Los niños de todo el mundo (pero, en especial, los que poseen alguna discapacidad) han perdido hace unos días a la persona que, durante los últimos cincuenta años, se dedicó en cuerpo y alma a investigar sobre su desarrollo neuro-psico-evolutivo y a predicar con su ejemplo mediante la creación, junto con su pareja Teresa Ubeira, del centro educativo O Pelouro en Caldelas de Tui, donde el río Miño recorre su curso de forma cansina, unos kilómetros antes de su desembocadura. En ese bellísimo paisaje gallego, el psiquiatra, neuropsicólogo y pedagogo Juan Rodríguez Llauder pasó miles de horas observando a los niños (sus interacciones, sus respuestas ante determinados estímulos, su modo de aprender y, sobre todo, cuándo y cómo eran felices), elaborando profundas teorías pedagógicas y poniendo en práctica esas teorías en beneficio del bienestar de los niños. Es por eso por lo que él se calificaba a sí mismo como niñólogo. Un término aún no reconocido por la Real Academia de la Lengua, aunque espero que lo sea lo más pronto posible.
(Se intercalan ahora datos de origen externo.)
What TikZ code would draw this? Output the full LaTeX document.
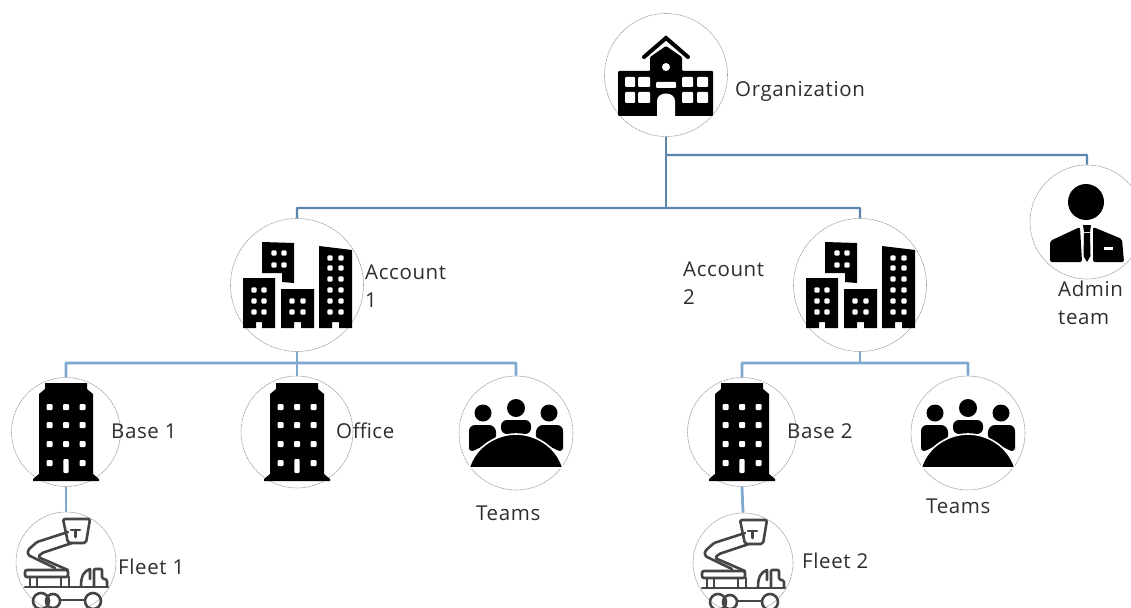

Simplemente por esos méritos que acabo de esbozar, Juan Rodríguez Llauder debería ocupar un lugar privilegiado en la historia de la educación. Pero, además, era un magnífico poeta, un riguroso filósofo, un agricultor ecológico, un defensor y encantador de perros, un arquitecto respetuoso con el medio ambiente y un honesto padre de familia. Es decir, era el prototipo por antonomasia del hombre renacentista. No me cabe ninguna duda de que para desarrollar todo ese vasto conjunto de competencias tuvo que gastar grandes dosis de energía vital, lo cual podría explicar que un cáncer traicionero lo haya vencido para siempre, justo en el momento en que la humanidad necesita más que nunca luminarias tan potentes como la de este singular personaje.

Por desgracia, publicó poco, pero nos ha dejado un importante legado de escritos y de vídeos, que hay que conservar como oro en paño. Yo espero y deseo que haya jóvenes intelectuales que se dediquen a estudiar ese legado, con el fin de ordenarlo, catalogarlo, digitalizarlo, analizarlo y, en definitiva, para ponerlo al servicio de los nuevos educadores del planeta. Es evidente que me encantaría llevar a cabo esa labor, pero me temo que ya me pilla demasiado mayor para poder realizar ese trabajo con la paciencia y el rigor que exige. Supongo que algo parecido le ocurrirá a los muchos niñólogos que hemos tenido la suerte de colaborar con Juan. De todo ese legado hay una parte que no podrá ser reprogramado: las famosas discusiones en público de Juan con Teresa en las conferencias que ambos han impartido por medio mundo.

No dispongo de más espacio y, por tanto, solo me resta agradecer a la dirección de FARO la oportunidad que me ha brindado de glosar la figura de este eminente sabio y, a la vez, testimoniar mi más sentido pésame a su pareja, Teresa, y a sus hijas, Laura y Elvia. Descanse en paz.